◆ **Input**
*****
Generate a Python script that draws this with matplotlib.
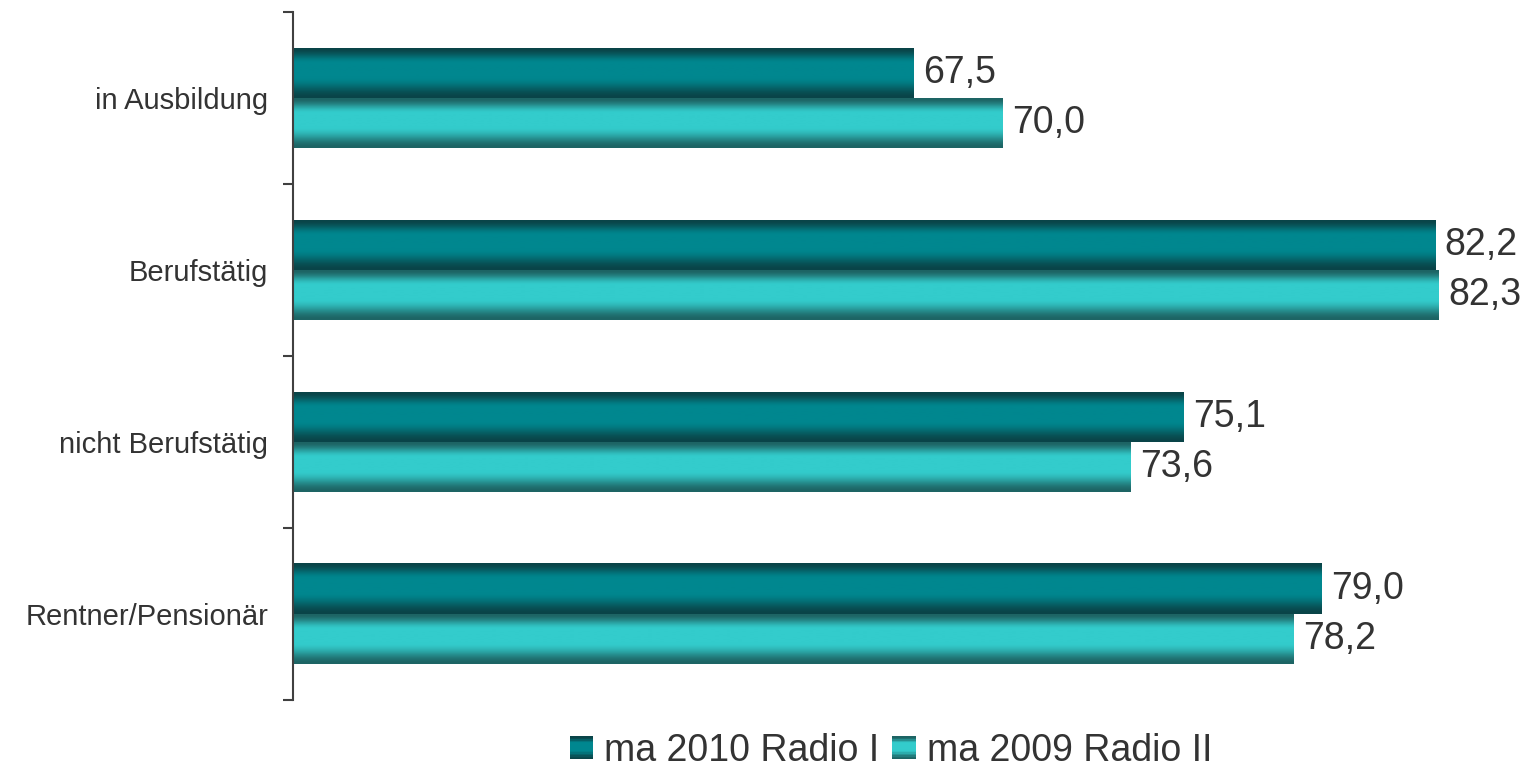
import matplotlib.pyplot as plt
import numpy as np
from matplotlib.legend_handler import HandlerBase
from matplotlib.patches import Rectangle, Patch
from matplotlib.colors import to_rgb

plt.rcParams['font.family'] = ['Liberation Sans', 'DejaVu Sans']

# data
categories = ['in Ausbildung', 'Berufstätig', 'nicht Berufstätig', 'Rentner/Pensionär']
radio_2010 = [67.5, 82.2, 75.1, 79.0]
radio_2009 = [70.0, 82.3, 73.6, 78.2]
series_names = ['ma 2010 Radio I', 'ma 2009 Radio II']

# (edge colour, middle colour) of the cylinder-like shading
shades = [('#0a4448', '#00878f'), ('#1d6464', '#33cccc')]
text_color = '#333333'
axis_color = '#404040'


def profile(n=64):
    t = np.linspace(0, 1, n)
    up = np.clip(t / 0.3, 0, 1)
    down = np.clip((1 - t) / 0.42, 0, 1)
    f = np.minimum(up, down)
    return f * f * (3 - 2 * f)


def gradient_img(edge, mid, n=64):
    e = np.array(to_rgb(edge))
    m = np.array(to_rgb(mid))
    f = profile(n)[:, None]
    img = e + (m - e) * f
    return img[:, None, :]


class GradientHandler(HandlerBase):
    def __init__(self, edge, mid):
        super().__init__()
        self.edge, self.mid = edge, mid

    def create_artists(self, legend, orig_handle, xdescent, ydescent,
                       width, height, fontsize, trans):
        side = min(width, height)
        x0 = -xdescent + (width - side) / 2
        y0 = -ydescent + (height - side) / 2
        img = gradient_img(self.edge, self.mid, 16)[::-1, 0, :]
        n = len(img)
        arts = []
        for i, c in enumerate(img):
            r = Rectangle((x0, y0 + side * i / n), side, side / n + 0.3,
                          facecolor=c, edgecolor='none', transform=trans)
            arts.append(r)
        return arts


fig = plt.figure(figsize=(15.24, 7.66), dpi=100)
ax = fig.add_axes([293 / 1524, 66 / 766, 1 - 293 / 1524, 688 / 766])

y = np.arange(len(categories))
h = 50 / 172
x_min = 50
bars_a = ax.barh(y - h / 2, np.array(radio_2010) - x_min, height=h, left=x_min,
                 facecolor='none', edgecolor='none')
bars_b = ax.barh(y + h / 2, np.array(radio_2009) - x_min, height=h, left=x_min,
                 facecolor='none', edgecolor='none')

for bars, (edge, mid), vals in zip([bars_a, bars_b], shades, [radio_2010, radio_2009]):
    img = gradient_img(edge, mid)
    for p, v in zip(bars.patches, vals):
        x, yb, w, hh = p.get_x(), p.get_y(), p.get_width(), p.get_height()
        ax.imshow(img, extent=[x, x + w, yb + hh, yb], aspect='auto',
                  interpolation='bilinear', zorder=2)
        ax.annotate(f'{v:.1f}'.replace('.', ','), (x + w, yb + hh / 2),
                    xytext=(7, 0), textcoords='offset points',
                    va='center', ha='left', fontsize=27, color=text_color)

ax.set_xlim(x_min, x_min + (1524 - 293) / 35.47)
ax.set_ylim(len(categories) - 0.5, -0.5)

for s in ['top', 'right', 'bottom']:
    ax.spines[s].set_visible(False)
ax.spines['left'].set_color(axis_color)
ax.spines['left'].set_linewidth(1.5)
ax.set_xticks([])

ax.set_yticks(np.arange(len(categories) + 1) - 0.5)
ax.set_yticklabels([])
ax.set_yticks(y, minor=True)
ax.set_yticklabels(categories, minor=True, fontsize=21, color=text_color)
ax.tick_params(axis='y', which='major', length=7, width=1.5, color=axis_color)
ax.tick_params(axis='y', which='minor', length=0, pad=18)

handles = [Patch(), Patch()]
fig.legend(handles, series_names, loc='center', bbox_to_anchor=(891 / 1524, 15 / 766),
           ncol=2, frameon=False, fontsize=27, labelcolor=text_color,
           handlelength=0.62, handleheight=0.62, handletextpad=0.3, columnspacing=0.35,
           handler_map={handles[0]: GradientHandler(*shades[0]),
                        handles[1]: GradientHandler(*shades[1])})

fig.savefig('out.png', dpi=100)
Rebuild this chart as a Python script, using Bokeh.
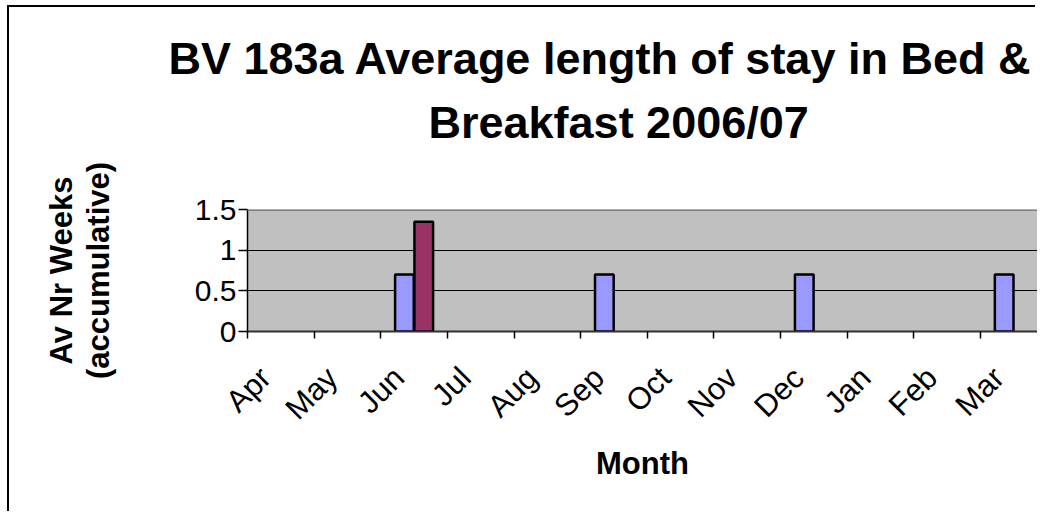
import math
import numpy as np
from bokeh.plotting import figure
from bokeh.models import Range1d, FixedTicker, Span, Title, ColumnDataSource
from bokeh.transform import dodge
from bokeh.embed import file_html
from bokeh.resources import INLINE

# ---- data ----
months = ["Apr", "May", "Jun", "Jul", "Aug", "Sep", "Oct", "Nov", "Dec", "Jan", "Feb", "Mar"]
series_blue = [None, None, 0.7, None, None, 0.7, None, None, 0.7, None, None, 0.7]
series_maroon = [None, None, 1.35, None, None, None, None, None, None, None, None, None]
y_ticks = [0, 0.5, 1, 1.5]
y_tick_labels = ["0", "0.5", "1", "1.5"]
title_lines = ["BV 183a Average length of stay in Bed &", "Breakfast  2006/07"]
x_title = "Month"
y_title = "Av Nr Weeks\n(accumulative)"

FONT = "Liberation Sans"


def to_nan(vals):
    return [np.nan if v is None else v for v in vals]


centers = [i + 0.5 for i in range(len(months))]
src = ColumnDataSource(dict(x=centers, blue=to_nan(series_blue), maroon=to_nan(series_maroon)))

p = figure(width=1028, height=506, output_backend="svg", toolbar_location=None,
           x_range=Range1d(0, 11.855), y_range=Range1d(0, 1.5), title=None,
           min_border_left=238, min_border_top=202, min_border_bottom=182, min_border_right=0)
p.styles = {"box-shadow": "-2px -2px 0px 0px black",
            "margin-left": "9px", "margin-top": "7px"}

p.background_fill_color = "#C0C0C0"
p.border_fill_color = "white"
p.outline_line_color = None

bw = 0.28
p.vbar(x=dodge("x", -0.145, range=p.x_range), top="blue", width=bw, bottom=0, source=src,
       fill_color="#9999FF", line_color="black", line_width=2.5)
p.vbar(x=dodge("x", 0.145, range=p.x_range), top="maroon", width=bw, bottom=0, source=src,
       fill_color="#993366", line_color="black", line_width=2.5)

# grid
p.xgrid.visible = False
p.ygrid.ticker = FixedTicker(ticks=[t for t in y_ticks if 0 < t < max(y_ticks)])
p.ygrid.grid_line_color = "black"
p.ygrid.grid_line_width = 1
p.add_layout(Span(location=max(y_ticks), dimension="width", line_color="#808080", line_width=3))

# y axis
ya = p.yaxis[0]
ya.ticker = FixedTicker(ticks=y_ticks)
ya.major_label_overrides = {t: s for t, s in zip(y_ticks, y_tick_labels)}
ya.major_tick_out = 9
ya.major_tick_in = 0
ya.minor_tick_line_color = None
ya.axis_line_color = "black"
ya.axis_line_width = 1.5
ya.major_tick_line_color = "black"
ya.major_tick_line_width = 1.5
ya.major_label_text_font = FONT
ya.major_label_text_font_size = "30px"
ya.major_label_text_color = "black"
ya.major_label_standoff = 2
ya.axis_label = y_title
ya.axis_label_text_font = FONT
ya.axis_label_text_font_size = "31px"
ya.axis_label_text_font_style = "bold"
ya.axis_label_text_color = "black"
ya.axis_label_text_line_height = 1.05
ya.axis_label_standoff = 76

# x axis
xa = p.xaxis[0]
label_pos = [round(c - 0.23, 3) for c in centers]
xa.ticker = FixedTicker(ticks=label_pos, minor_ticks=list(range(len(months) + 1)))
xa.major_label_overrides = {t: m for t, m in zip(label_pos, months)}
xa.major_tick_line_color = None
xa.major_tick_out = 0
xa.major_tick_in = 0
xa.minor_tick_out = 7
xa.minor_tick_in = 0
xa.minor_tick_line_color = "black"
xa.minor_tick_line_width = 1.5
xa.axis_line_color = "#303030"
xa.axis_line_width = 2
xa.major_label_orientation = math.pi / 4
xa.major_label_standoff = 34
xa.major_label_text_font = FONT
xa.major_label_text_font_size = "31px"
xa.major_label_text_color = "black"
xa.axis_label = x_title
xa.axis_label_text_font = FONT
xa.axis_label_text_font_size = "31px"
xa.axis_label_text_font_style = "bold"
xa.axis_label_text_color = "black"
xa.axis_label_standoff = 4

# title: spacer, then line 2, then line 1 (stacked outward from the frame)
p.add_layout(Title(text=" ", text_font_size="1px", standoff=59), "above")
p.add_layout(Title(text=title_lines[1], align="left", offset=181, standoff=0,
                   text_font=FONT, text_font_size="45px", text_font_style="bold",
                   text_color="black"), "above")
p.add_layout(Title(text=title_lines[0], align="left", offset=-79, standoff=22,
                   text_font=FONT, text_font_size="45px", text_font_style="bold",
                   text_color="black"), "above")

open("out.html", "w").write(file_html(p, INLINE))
*****
◆ **Stated task**
Across the entries, how many lines contain "matplotlib"? Reply with the number only.

◆ **Correct result**
5